To spot-check whether the model is simply memorizing specific arithmetic problems, we took the 3-digit arithmetic problems in our test set and searched for them in our training data in both the forms " + =" and " plus ". Out of 2,000 addition problems we found only 17 matches (0.8%) and out of 2,000 subtraction problems we found only 2 matches (0.1%), suggesting that only a trivial fraction of the correct answers could have been memorized. In addition, inspection of incorrect answers reveals that the model often makes mistakes such as not carrying a “1”, suggesting it is actually attempting to perform the relevant computation rather than memorizing a table.

localhost@beehaw.org · 1 year ago

In my comment I’ve been referencing https://arxiv.org/pdf/2005.14165.pdf, specifically section 3.9.1 where they summarize results of the arithmetic tasks.

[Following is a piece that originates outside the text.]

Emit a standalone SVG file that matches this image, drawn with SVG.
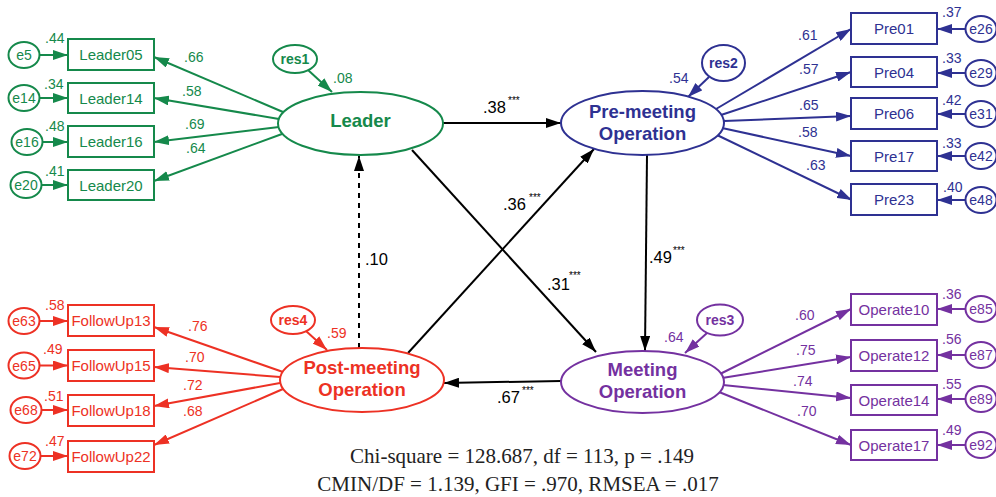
<svg xmlns="http://www.w3.org/2000/svg" width="996" height="497" viewBox="0 0 996 497">
<defs>
<style>
text{font-family:"Liberation Sans",Arial,sans-serif}
.bx{fill:#fff;stroke-width:2}
.el{fill:#fff;stroke-width:2}
.ln{fill:none;stroke-width:2}
.g{stroke:#15894b}.tg{fill:#15894b}
.b{stroke:#2e3192}.tb{fill:#2e3192}
.r{stroke:#ed3124}.tr{fill:#ed3124}
.p{stroke:#7431a0}.tp{fill:#7431a0}
.k{stroke:#000}.tk{fill:#000}
.bt{font-size:15px;text-anchor:middle}
.et{font-size:14px;text-anchor:middle}
.rt{font-size:14px;font-weight:bold;text-anchor:middle}
.lt{font-size:18.5px;font-weight:bold;text-anchor:middle}
.lb{font-size:14px}
.kl{font-size:16.5px}
.st{font-size:10px;fill:#000}
.ft{font-family:"Liberation Serif","Times New Roman",serif;font-size:21px;text-anchor:middle;fill:#222}
</style>
<marker id="ag" viewBox="0 0 15 10" refX="15" refY="5" markerWidth="15" markerHeight="10" markerUnits="userSpaceOnUse" orient="auto"><path d="M0,0L15,5L0,10z" fill="#15894b"/></marker>
<marker id="ab" viewBox="0 0 15 10" refX="15" refY="5" markerWidth="15" markerHeight="10" markerUnits="userSpaceOnUse" orient="auto"><path d="M0,0L15,5L0,10z" fill="#2e3192"/></marker>
<marker id="ar" viewBox="0 0 15 10" refX="15" refY="5" markerWidth="15" markerHeight="10" markerUnits="userSpaceOnUse" orient="auto"><path d="M0,0L15,5L0,10z" fill="#ed3124"/></marker>
<marker id="ap" viewBox="0 0 15 10" refX="15" refY="5" markerWidth="15" markerHeight="10" markerUnits="userSpaceOnUse" orient="auto"><path d="M0,0L15,5L0,10z" fill="#7431a0"/></marker>
<marker id="ak" viewBox="0 0 15 10" refX="15" refY="5" markerWidth="15" markerHeight="10" markerUnits="userSpaceOnUse" orient="auto"><path d="M0,0L15,5L0,10z" fill="#000"/></marker>
</defs>
<rect width="996" height="497" fill="#fff"/>

<g id="connectors">
  <g class="ln g" marker-end="url(#ag)">
    <line x1="39.5" y1="55" x2="68" y2="55"/>
    <line x1="39.5" y1="98" x2="68" y2="98"/>
    <line x1="42.5" y1="142" x2="68" y2="142"/>
    <line x1="41.5" y1="185" x2="68" y2="185"/>
    <line x1="283" y1="112" x2="154" y2="57"/>
    <line x1="279" y1="119" x2="154" y2="98"/>
    <line x1="279" y1="127" x2="154" y2="142"/>
    <line x1="282" y1="134" x2="154" y2="181"/>
    <line x1="308" y1="70" x2="332" y2="92"/>
  </g>
  <g class="ln b" marker-end="url(#ab)">
    <line x1="716" y1="109" x2="851" y2="29"/>
    <line x1="721" y1="115" x2="851" y2="72"/>
    <line x1="724" y1="121" x2="851" y2="116"/>
    <line x1="722" y1="128" x2="851" y2="156"/>
    <line x1="717" y1="135" x2="852" y2="200"/>
    <line x1="965.5" y1="29" x2="937" y2="29"/>
    <line x1="965.5" y1="73" x2="937" y2="73"/>
    <line x1="965.5" y1="114" x2="937" y2="114"/>
    <line x1="965.5" y1="156" x2="937" y2="156"/>
    <line x1="965.5" y1="200" x2="937" y2="200"/>
    <line x1="709" y1="77" x2="688" y2="97"/>
  </g>
  <g class="ln r" marker-end="url(#ar)">
    <line x1="39.5" y1="321" x2="68" y2="321"/>
    <line x1="39.5" y1="365.5" x2="68" y2="365.5"/>
    <line x1="41.5" y1="410" x2="68" y2="410"/>
    <line x1="40.5" y1="456" x2="68" y2="456"/>
    <line x1="283" y1="372" x2="154" y2="327"/>
    <line x1="280" y1="377" x2="154" y2="367"/>
    <line x1="280" y1="383" x2="154" y2="406"/>
    <line x1="283" y1="389" x2="154" y2="445"/>
    <line x1="306" y1="331" x2="327" y2="350"/>
  </g>
  <g class="ln p" marker-end="url(#ap)">
    <line x1="720" y1="374" x2="851" y2="309"/>
    <line x1="722" y1="378" x2="851" y2="357"/>
    <line x1="723" y1="385" x2="851" y2="398"/>
    <line x1="719" y1="392" x2="851" y2="445"/>
    <line x1="965.5" y1="309" x2="937" y2="309"/>
    <line x1="965.5" y1="355" x2="937" y2="355"/>
    <line x1="965.5" y1="399" x2="937" y2="399"/>
    <line x1="965.5" y1="445" x2="937" y2="445"/>
    <line x1="707" y1="333" x2="685" y2="353"/>
  </g>
  <g class="ln k" marker-end="url(#ak)">
    <line x1="443" y1="123" x2="561" y2="123"/>
    <line x1="412" y1="150" x2="596" y2="352"/>
    <line x1="408" y1="353" x2="594" y2="149"/>
    <line x1="647" y1="155" x2="645" y2="351"/>
    <line x1="561" y1="381" x2="444" y2="383"/>
    <line x1="359" y1="348" x2="359" y2="156" stroke-dasharray="5,5"/>
  </g>
</g>

<g id="Leader"><ellipse class="el g" cx="360.5" cy="123.5" rx="82.5" ry="31.5"/><text class="lt tg" x="360.5" y="127">Leader</text></g>
<g id="res1"><ellipse class="el g" cx="295" cy="59" rx="22" ry="14"/><text class="rt tg" x="295" y="64">res1</text></g>
<g id="Leader05"><rect class="bx g" x="68" y="39" width="86" height="31"/><text class="bt tg" x="111" y="60">Leader05</text></g>
<g id="Leader14"><rect class="bx g" x="68" y="83" width="86" height="30"/><text class="bt tg" x="111" y="103.5">Leader14</text></g>
<g id="Leader16"><rect class="bx g" x="68" y="126" width="86" height="31"/><text class="bt tg" x="111" y="147">Leader16</text></g>
<g id="Leader20"><rect class="bx g" x="68" y="170" width="86" height="30"/><text class="bt tg" x="111" y="190.5">Leader20</text></g>
<g id="e5"><ellipse class="el g" cx="24" cy="55" rx="15.5" ry="13"/><text class="et tg" x="24" y="60">e5</text></g>
<g id="e14"><ellipse class="el g" cx="24" cy="98" rx="15.5" ry="13"/><text class="et tg" x="24" y="103">e14</text></g>
<g id="e16"><ellipse class="el g" cx="27" cy="142" rx="15.5" ry="13"/><text class="et tg" x="27" y="147">e16</text></g>
<g id="e20"><ellipse class="el g" cx="26" cy="185" rx="15.5" ry="13"/><text class="et tg" x="26" y="190">e20</text></g>

<g id="PreMeeting"><ellipse class="el b" cx="642.5" cy="123" rx="81.5" ry="32"/><text class="lt tb" x="642.5" y="118">Pre-meeting</text><text class="lt tb" x="642.5" y="140">Operation</text></g>
<g id="res2"><ellipse class="el b" cx="723.5" cy="63" rx="21.5" ry="18"/><text class="rt tb" x="723.5" y="68">res2</text></g>
<g id="Pre01"><rect class="bx b" x="851" y="13" width="86" height="31"/><text class="bt tb" x="894" y="34">Pre01</text></g>
<g id="Pre04"><rect class="bx b" x="851" y="57" width="86" height="30"/><text class="bt tb" x="894" y="77.5">Pre04</text></g>
<g id="Pre06"><rect class="bx b" x="851" y="98" width="86" height="31"/><text class="bt tb" x="894" y="119">Pre06</text></g>
<g id="Pre17"><rect class="bx b" x="851" y="141" width="86" height="30"/><text class="bt tb" x="894" y="161.5">Pre17</text></g>
<g id="Pre23"><rect class="bx b" x="851" y="184" width="86" height="31"/><text class="bt tb" x="894" y="205">Pre23</text></g>
<g id="e26"><ellipse class="el b" cx="981" cy="29" rx="15.5" ry="13"/><text class="et tb" x="981" y="34">e26</text></g>
<g id="e29"><ellipse class="el b" cx="981" cy="73" rx="15.5" ry="13"/><text class="et tb" x="981" y="78">e29</text></g>
<g id="e31"><ellipse class="el b" cx="981" cy="114" rx="15.5" ry="13"/><text class="et tb" x="981" y="119">e31</text></g>
<g id="e42"><ellipse class="el b" cx="981" cy="156" rx="15.5" ry="13"/><text class="et tb" x="981" y="161">e42</text></g>
<g id="e48"><ellipse class="el b" cx="981" cy="200" rx="15.5" ry="13"/><text class="et tb" x="981" y="205">e48</text></g>

<g id="PostMeeting"><ellipse class="el r" cx="362" cy="380" rx="82" ry="32"/><text class="lt tr" x="362" y="374">Post-meeting</text><text class="lt tr" x="362" y="396">Operation</text></g>
<g id="res4"><ellipse class="el r" cx="293" cy="320" rx="22" ry="14"/><text class="rt tr" x="293" y="325">res4</text></g>
<g id="FollowUp13"><rect class="bx r" x="68" y="305" width="86" height="31"/><text class="bt tr" x="111" y="326">FollowUp13</text></g>
<g id="FollowUp15"><rect class="bx r" x="68" y="350" width="86" height="31"/><text class="bt tr" x="111" y="371">FollowUp15</text></g>
<g id="FollowUp18"><rect class="bx r" x="68" y="395" width="86" height="31"/><text class="bt tr" x="111" y="416">FollowUp18</text></g>
<g id="FollowUp22"><rect class="bx r" x="68" y="441" width="86" height="31"/><text class="bt tr" x="111" y="462">FollowUp22</text></g>
<g id="e63"><ellipse class="el r" cx="24" cy="321" rx="15.5" ry="13"/><text class="et tr" x="24" y="326">e63</text></g>
<g id="e65"><ellipse class="el r" cx="24" cy="365.5" rx="15.5" ry="13"/><text class="et tr" x="24" y="370.5">e65</text></g>
<g id="e68"><ellipse class="el r" cx="26" cy="410" rx="15.5" ry="13"/><text class="et tr" x="26" y="415">e68</text></g>
<g id="e72"><ellipse class="el r" cx="25" cy="456" rx="15.5" ry="13"/><text class="et tr" x="25" y="461">e72</text></g>

<g id="Meeting"><ellipse class="el p" cx="642.5" cy="382" rx="81.5" ry="31"/><text class="lt tp" x="642.5" y="376">Meeting</text><text class="lt tp" x="642.5" y="398">Operation</text></g>
<g id="res3"><ellipse class="el p" cx="720" cy="320" rx="23" ry="15.5"/><text class="rt tp" x="720" y="325">res3</text></g>
<g id="Operate10"><rect class="bx p" x="851" y="294" width="86" height="31"/><text class="bt tp" x="894" y="315">Operate10</text></g>
<g id="Operate12"><rect class="bx p" x="851" y="340" width="86" height="31"/><text class="bt tp" x="894" y="361">Operate12</text></g>
<g id="Operate14"><rect class="bx p" x="851" y="385" width="86" height="30"/><text class="bt tp" x="894" y="405.5">Operate14</text></g>
<g id="Operate17"><rect class="bx p" x="851" y="430" width="86" height="30"/><text class="bt tp" x="894" y="450.5">Operate17</text></g>
<g id="e85"><ellipse class="el p" cx="981" cy="309" rx="15.5" ry="13"/><text class="et tp" x="981" y="314">e85</text></g>
<g id="e87"><ellipse class="el p" cx="981" cy="355" rx="15.5" ry="13"/><text class="et tp" x="981" y="360">e87</text></g>
<g id="e89"><ellipse class="el p" cx="981" cy="399" rx="15.5" ry="13"/><text class="et tp" x="981" y="404">e89</text></g>
<g id="e92"><ellipse class="el p" cx="981" cy="445" rx="15.5" ry="13"/><text class="et tp" x="981" y="450">e92</text></g>

<g id="labels-green" class="tg lb">
  <text x="45" y="43">.44</text><text x="44" y="89">.34</text><text x="45" y="131">.48</text><text x="45" y="176">.41</text>
  <text x="184" y="62">.66</text><text x="182" y="96">.58</text><text x="185" y="129">.69</text><text x="186" y="153">.64</text>
  <text x="333" y="83">.08</text>
</g>
<g id="labels-blue" class="tb lb">
  <text x="942" y="17">.37</text><text x="942" y="63">.33</text><text x="942" y="105">.42</text><text x="942" y="148">.33</text><text x="943" y="192">.40</text>
  <text x="798" y="40">.61</text><text x="799" y="74">.57</text><text x="799" y="110">.65</text><text x="798" y="137">.58</text><text x="806" y="170">.63</text>
  <text x="669" y="83">.54</text>
</g>
<g id="labels-red" class="tr lb">
  <text x="45" y="310">.58</text><text x="43" y="354">.49</text><text x="44" y="401">.51</text><text x="45" y="446">.47</text>
  <text x="188" y="331">.76</text><text x="185" y="362">.70</text><text x="183" y="390">.72</text><text x="183" y="416">.68</text>
  <text x="327" y="338">.59</text>
</g>
<g id="labels-purple" class="tp lb">
  <text x="942" y="299">.36</text><text x="942" y="344">.56</text><text x="942" y="389">.55</text><text x="942" y="435">.49</text>
  <text x="795" y="320">.60</text><text x="796" y="355">.75</text><text x="793" y="386">.74</text><text x="797" y="416">.70</text>
  <text x="664" y="342">.64</text>
</g>
<g id="labels-paths" class="tk">
  <text class="kl" x="483" y="113">.38</text><text class="st" x="508" y="104">***</text>
  <text class="kl" x="503" y="210">.36</text><text class="st" x="529" y="201">***</text>
  <text class="kl" x="365" y="265">.10</text>
  <text class="kl" x="547" y="290">.31</text><text class="st" x="569" y="279">***</text>
  <text class="kl" x="649" y="263">.49</text><text class="st" x="673" y="254">***</text>
  <text class="kl" x="497" y="403">.67</text><text class="st" x="522" y="394">***</text>
</g>
<g id="fit">
  <text class="ft" x="522" y="463">Chi-square = 128.687, df = 113, p = .149</text>
  <text class="ft" x="518" y="491">CMIN/DF = 1.139, GFI = .970, RMSEA = .017</text>
</g>
</svg>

localhost@beehaw.org · edit-2 1 year ago

That’s not entirely true.

LLMs are trained to predict next word given context, yes. But in order to do that, they develop internal model that minimizes error across wide range of contexts - and emergent feature of this process is that the model DOES perform more than pure compression of the training data.

For example, GPT-3 is able to calculate addition and subtraction problems that didn’t appear in the training dataset. This would suggest that the model learned how to perform addition and subtraction, likely because it was easier or more efficient than storing all of the examples from the training data separately.

This is a simple to measure example, but it’s enough to suggests that LLMs are able to extrapolate from the training data and perform more than just stitch relevant parts of the dataset together.